Extra Material and Comments

  1. Section 2.2 (Shift-And) should now mention the recent average-optimal algorithm by Fredriksson and Grabowski based on Shift-And. It appeared in SPIRE 2005. Interestingly, it is still a prefix-based algorithm, but it reads one text character out of b, for a properly chosen b.
  2. In Section 2.3.2 (Horspool) we have not considered the single-pattern version of Wu-Manber algorithm (Section 3.3.3), which could be competitive in the area where BOM is claimed to be the best, if we parameterize Wu-Manber appropriately. At least it is clearly optimal if we choose B=log_s(m).
  3. In Section 2.4 we should have mentioned the possibility of not considering "last" but simply shifting the window just after the character that killed the automaton. This has been done, for example, in nrgrep [Navarro, Software Practice and Experience 2001], and is faster than Horspool on Intel machines.
  4. Section 4.5 can be improved by noticing that S[c] = S & B[c], where S is the union of S[c] for all c. That is, the i-th bit of S is active if state i is repeatable. Hence we can simulate repeatable characters by doing "D <- (((D<<1)|1) | (D & S)) & B[c]". This solution makes only one memory access per character.
  5. In Section 3.4, Figure 3.19, the use of CL could have been avoided by doing D <- D & ~DF in a new line between 24 and 25, hence removing line 8 and leaving line 26 just as D <- D << 1. The result is possibly a little bit faster.
  6. For Section 5.2, there are newer methods to achieve smaller NFAs than Glushkov's. A short review is given in CPM 2002 paper by Lucian Ilie (p. 279). However, they do not preserve Glushkov's property that all edges arriving at a node are labeled by the same character/class, so they are not so attractive for the bit-parallel algorithms described in Section 5.4. However, they could be interesting for other cases. We plan to work on a combination that minimizes the NFA while preserving Glushkov's property.
  7. In Section 5.3.3, the same complexity is obtained without recursion in the structure. Just make modules at the leaves and build a normal NFA with the rest. Some tree leaves will actually be modules. A leaf, in Thompson's construction, becomes an edge between the initial and final node. Now leaves that are modules are a DFA that goes between those initial and final nodes. At each step one must feed each DFA module with the current character, as well as activating its initial state when the initial node is active. Each time the final node of a DFA module is activated, we activate the final node it has in the NFA.
  8. In Section 5.4.2 (page 122), it should be noted that we do not need to represent the initial state of the NFA, since it is always active. Hence we need 2^m table entries rather than 2^(m+1). This seems trivial but represents half of the space! The same trick cannot be used, however, in Section 5.5.3.
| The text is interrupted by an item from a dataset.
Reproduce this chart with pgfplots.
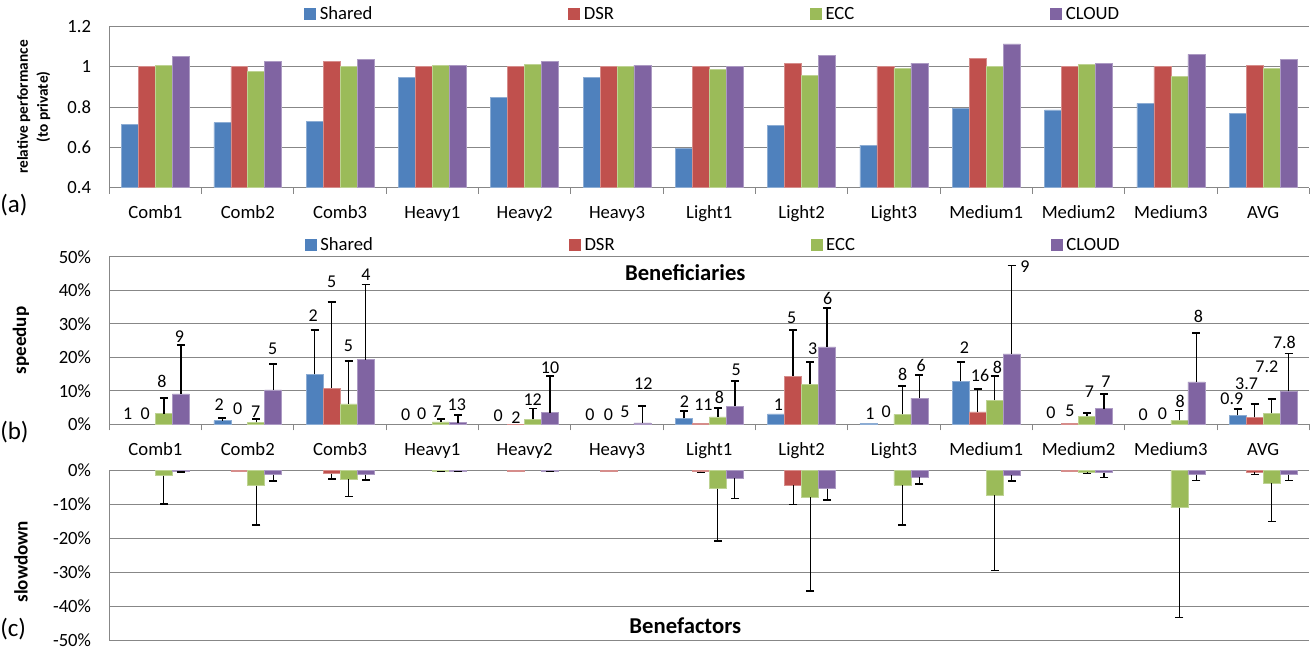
\documentclass[border=0pt]{standalone}
\usepackage{fontspec}
\setmainfont{Carlito}
\usepackage{pgfplots}
\pgfplotsset{compat=1.18}
\usepackage{pgfplotstable}
\definecolor{cshared}{HTML}{4F81BD}
\definecolor{cdsr}{HTML}{C0504D}
\definecolor{cecc}{HTML}{9BBB59}
\definecolor{ccloud}{HTML}{8064A2}
\definecolor{gridgray}{HTML}{878787}

\pgfplotstableread{
i shared dsr ecc cloud
0 0.714 1.000 1.008 1.050
1 0.722 1.000 0.978 1.025
2 0.728 1.028 1.003 1.038
3 0.949 1.000 1.005 1.008
4 0.849 1.000 1.013 1.025
5 0.949 1.000 1.002 1.008
6 0.596 1.000 0.988 1.002
7 0.710 1.018 0.959 1.055
8 0.610 1.000 0.993 1.018
9 0.793 1.040 1.003 1.114
10 0.786 1.000 1.010 1.018
11 0.818 1.000 0.952 1.061
12 0.770 1.008 0.993 1.035
}\perf

\pgfplotsset{
  common/.style={
    scale only axis, width=900pt, xmin=-0.5, xmax=12.5,
    axis line style={draw=gridgray, line width=0.75pt, -},
    ymajorgrids, major grid style={draw=gridgray, line width=0.75pt},
    major tick length=0pt, minor tick length=4.5pt, tick align=outside,
    minor tick style={draw=gridgray, line width=0.75pt},
    tick label style={font=\fontsize{14}{16}\selectfont},
    yticklabel style={inner sep=0pt, anchor=east, xshift=-13.5pt},
    xticklabel style={inner sep=0pt, anchor=base, yshift=-23pt},
    xtick={0,...,12}, minor xtick={-0.5,0.5,...,12.5},
    xticklabels={Comb1,Comb2,Comb3,Heavy1,Heavy2,Heavy3,Light1,Light2,Light3,Medium1,Medium2,Medium3,AVG},
    legend columns=4,
    legend style={draw=none, fill=none, inner sep=0pt, outer sep=0pt, anchor=west,
      font=\fontsize{14}{16}\selectfont, nodes={inner sep=1pt},
      /tikz/every even column/.append style={column sep=146pt},
      /tikz/every odd column/.append style={column sep=2pt}},
  },
  bars/.style={ybar, bar width=0.184, bar shift=0pt, fill=#1, draw=#1!65!white, line width=0.4pt, forget plot},
  ebB/.style={error bars/y dir=plus, error bars/y explicit,
    error bars/error bar style={black, line width=1.1pt},
    error bars/error mark options={rotate=90, black, line width=1.3pt, mark size=3pt}},
  ebC/.style={error bars/y dir=minus, error bars/y explicit,
    error bars/error bar style={black, line width=0.8pt},
    error bars/error mark options={rotate=90, black, line width=1.1pt, mark size=3pt}},
  labs/.style={only marks, mark=*, mark size=0pt, mark options={draw=none, fill=none}, forget plot,
    nodes near coords, point meta=explicit symbolic,
    every node near coord/.style={anchor=center, inner sep=0pt, font=\fontsize{13.5}{15}\selectfont, black}},
}

\newcommand{\legimgs}{%
  \addlegendimage{legend image code/.code={\fill[cshared] (0pt,-4.1pt) rectangle (8.2pt,4.1pt);}}
  \addlegendentry{Shared}
  \addlegendimage{legend image code/.code={\fill[cdsr] (0pt,-4.1pt) rectangle (8.2pt,4.1pt);}}
  \addlegendentry{DSR}
  \addlegendimage{legend image code/.code={\fill[cecc] (0pt,-4.1pt) rectangle (8.2pt,4.1pt);}}
  \addlegendentry{ECC}
  \addlegendimage{legend image code/.code={\fill[ccloud] (0pt,-4.1pt) rectangle (8.2pt,4.1pt);}}
  \addlegendentry{CLOUD}
}

\begin{document}
\begin{tikzpicture}
\useasboundingbox (0,0) rectangle (984pt,488.25pt);

% ---------------- panel (a)
\begin{axis}[common, at={(81.975pt,347.625pt)}, anchor=south west, height=120.75pt,
  axis x line*=bottom, axis y line*=left,
  ymin=0.4, ymax=1.2, ytick={0.4,0.6,0.8,1,1.2}, yticklabels={0.4,0.6,0.8,1,1.2},
  legend style={at={(0.1625,1.0776)}},
  ylabel={relative performance\\(to private)},
  ylabel style={at={(axis description cs:-0.063,0.5)}, anchor=center, align=center,
    font=\bfseries\fontsize{11.5}{15}\selectfont},
]
\legimgs
\addplot[bars=cshared] table[x expr=\thisrow{i}-0.276, y=shared] {\perf};
\addplot[bars=cdsr] table[x expr=\thisrow{i}-0.092, y=dsr] {\perf};
\addplot[bars=cecc] table[x expr=\thisrow{i}+0.092, y=ecc] {\perf};
\addplot[bars=ccloud] table[x expr=\thisrow{i}+0.276, y=cloud] {\perf};
\end{axis}

% ---------------- panel (b)
\begin{axis}[common, at={(81.975pt,170.0pt)}, anchor=south west, height=125.7pt,
  axis x line*=bottom, axis y line*=left, clip=false,
  ymin=0, ymax=50, ytick={0,10,20,30,40,50}, yticklabels={0\%,10\%,20\%,30\%,40\%,50\%},
  legend style={at={(0.163,1.0698)}},
  ylabel={speedup},
  ylabel style={at={(axis description cs:-0.0736,0.5)}, anchor=center,
    font=\bfseries\fontsize{14.3}{16}\selectfont},
]
\legimgs
% Shared
\addplot[bars=cshared, ebB] coordinates {(0.724,1.1) +- (0,0.9) (1.724,14.9) +- (0,13.3) (5.724,1.8) +- (0,2.2) (8.724,12.8) +- (0,5.8) (11.724,2.7) +- (0,1.8)};
\addplot[bars=cshared] coordinates {(6.724,3.1) (7.724,0.2)};
% DSR
\addplot[bars=cdsr, ebB] coordinates {(1.908,10.8) +- (0,25.6) (6.908,14.4) +- (0,13.8) (8.908,3.7) +- (0,6.8) (11.908,2.1) +- (0,4.0)};
\addplot[bars=cdsr] coordinates {(3.908,0.1) (5.908,0.2) (9.908,0.2)};
% ECC
\addplot[bars=cecc, ebB] coordinates {(0.092,3.2) +- (0,4.6) (1.092,0.6) +- (0,1.1) (2.092,6.1) +- (0,12.8) (3.092,0.7) +- (0,0.8) (4.092,1.5) +- (0,3.2) (6.092,2.2) +- (0,2.6) (7.092,12.0) +- (0,6.6) (8.092,3.0) +- (0,8.4) (9.092,7.2) +- (0,7.2) (10.092,2.4) +- (0,0.9) (11.092,1.2) +- (0,2.9) (12.092,3.3) +- (0,4.3)};
% CLOUD
\addplot[bars=ccloud, ebB] coordinates {(0.276,9.1) +- (0,14.5) (1.276,10.3) +- (0,7.7) (2.276,19.3) +- (0,22.4) (3.276,0.5) +- (0,2.3) (4.276,3.5) +- (0,11.0) (5.276,0.4) +- (0,5.0) (6.276,5.4) +- (0,7.6) (7.276,23.1) +- (0,11.6) (8.276,7.8) +- (0,7.0) (9.276,21.0) +- (0,26.4) (10.276,4.7) +- (0,4.3) (11.276,12.7) +- (0,14.5) (12.276,9.8) +- (0,11.3)};
% data labels
\addplot[labs] coordinates {
 (-0.30,3.1) [1] (-0.11,3.1) [0] (0.07,12.7) [8] (0.26,26.1) [9]
 (0.69,5.8) [2] (0.89,4.8) [0] (1.086,3.8) [7] (1.27,22.4) [5]
 (1.71,32.3) [2] (1.91,42.5) [5] (2.09,23.5) [5] (2.28,44.5) [4]
 (2.71,3.0) [0] (2.885,3.3) [0] (3.05,3.8) [7] (3.264,6.0) [13]
 (3.714,2.5) [0] (3.906,2.0) [2] (4.087,7.5) [12] (4.275,17.0) [10]
 (4.708,2.8) [0] (4.906,3.0) [0] (5.087,3.7) [5] (5.285,12.2) [12]
 (5.73,6.8) [2] (5.936,6.0) [11] (6.109,8.0) [8] (6.29,16.2) [5]
 (6.748,6.0) [1] (6.893,31.7) [5] (7.12,22.5) [3] (7.283,37.5) [6]
 (7.74,3.2) [1] (7.915,3.7) [0] (8.096,14.8) [8] (8.294,17.6) [6]
 (8.763,22.8) [2] (8.933,14.6) [16] (9.12,17.1) [8] (9.42,46.9) [9]
 (9.70,3.4) [0] (9.906,3.9) [5] (10.117,9.6) [7] (10.298,12.6) [7]
 (10.70,3.0) [0] (10.908,3.2) [0] (11.10,6.7) [8] (11.30,32.2) [8]
 (11.66,7.7) [0.9] (11.82,12.1) [3.7] (12.04,17.1) [7.2] (12.23,24.3) [7.8]
};
\node[font=\bfseries\fontsize{17}{20}\selectfont] at (rel axis cs:0.48,0.903) {Beneficiaries};
\end{axis}

% ---------------- panel (c)
\begin{axis}[common, at={(81.975pt,8.25pt)}, anchor=south west, height=127pt,
  axis x line=none, axis y line*=left, clip=false,
  ymin=-50, ymax=0, ytick={-50,-40,-30,-20,-10,0}, yticklabels={-50\%,-40\%,-30\%,-20\%,-10\%,0\%},
  ylabel={slowdown},
  ylabel style={at={(axis description cs:-0.0736,0.463)}, anchor=center,
    font=\bfseries\fontsize{14.3}{16}\selectfont},
]
% DSR
\addplot[bars=cdsr, ebC] coordinates {(1.908,-0.9) +- (0,1.6) (5.908,-0.3) +- (0,0.2) (6.908,-4.3) +- (0,5.7) (11.908,-0.5) +- (0,0.6)};
\addplot[bars=cdsr] coordinates {(0.908,-0.2) (3.908,-0.2) (4.908,-0.2) (9.908,-0.2)};
% ECC
\addplot[bars=cecc, ebC] coordinates {(0.092,-1.45) +- (0,8.45) (1.092,-4.4) +- (0,11.6) (2.092,-2.6) +- (0,5.0) (3.092,-0.2) +- (0,0.1) (6.092,-5.3) +- (0,15.5) (7.092,-7.8) +- (0,27.7) (8.092,-4.3) +- (0,11.8) (9.092,-7.2) +- (0,22.3) (10.092,-0.4) +- (0,0.5) (11.092,-10.9) +- (0,32.5) (12.092,-3.6) +- (0,11.4)};
% CLOUD
\addplot[bars=ccloud, ebC] coordinates {(0.276,-0.3) +- (0,0.1) (1.276,-1.2) +- (0,1.9) (2.276,-1.2) +- (0,1.5) (3.276,-0.2) +- (0,0.1) (4.276,-0.2) +- (0,0.1) (6.276,-2.3) +- (0,5.9) (7.276,-5.3) +- (0,3.3) (8.276,-1.9) +- (0,2.0) (9.276,-1.4) +- (0,1.6) (10.276,-0.6) +- (0,1.4) (11.276,-1.2) +- (0,1.7) (12.276,-1.2) +- (0,1.7)};
\node[font=\bfseries\fontsize{17}{20}\selectfont] at (rel axis cs:0.48,0.0855) {Benefactors};
\end{axis}

\node[anchor=west, inner sep=0pt, font=\fontsize{18.75}{20}\selectfont] at (0pt,334.5pt) {(a)};
\node[anchor=west, inner sep=0pt, font=\fontsize{18.75}{20}\selectfont] at (0pt,164.25pt) {(b)};
\node[anchor=west, inner sep=0pt, font=\fontsize{18.75}{20}\selectfont] at (0pt,16.5pt) {(c)};
\end{tikzpicture}
\end{document}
  9. There are news for Section 5.7 (page 139), about NFA construction. A new paper by V. Geffert, "Translation of binary regular expressions into nondeterministic epsilon-free automata with O(n log n) transitions", JCSS 66(3):451-472, 2003. Finally they found an algorithm to achieve the minimum possible number of transitions, O(m log m). [Thanks to Lucian Ilie, Univ. of Western Ontario, Canada].
  10. There has been a notable burst of activity regarding Myers' bit-parallel algorithm (Section 6.4.2) in recent years. Some results can be found in the last CPM, SPIRE, and PSC conferences.
  11. Section 6.5.2 should be replaced/enriched with a new method to implement ABNDM over Myers' simulation (explained in Section 6.4.2). The algorithm, given by Heikki Hyyrö and Gonzalo Navarro in CPM 2002 (p. 203), is better than the version of the book for k > 3. This should enlarge the area of ABNDM in Figure 6.21. Preliminary work on this is already mentioned in the book ([HN01], in page 184).
  12. Sections 6.5 and 6.6 could be enriched with a new algorithm for multipattern approximate searching by Kimmo Fredriksson and Gonzalo Navarro. This inherits from Chang and Marr 1994 paper (for one pattern), extending it for multiple patterns and trying some variants too. It seems to be a relevant filtration algorithm not only for several but also for a single pattern. The paper has appeared in CPM 2003 (p. 109).
  13. For Section 6.9, there is a new bit-parallel algorithm for handling approximate regular expression searching with arbitrary integer costs, by Gonzalo Navarro (ISAAC 2003). In the book we mention [BH01] as an attempt in this direction. The new technique is implemented and shows a clear improvement over the algorithms in Sections 6.7.1 and 6.7.2. It is not as fast as that of Section 6.7.3, but this one can handle only integer costs and a few extensions.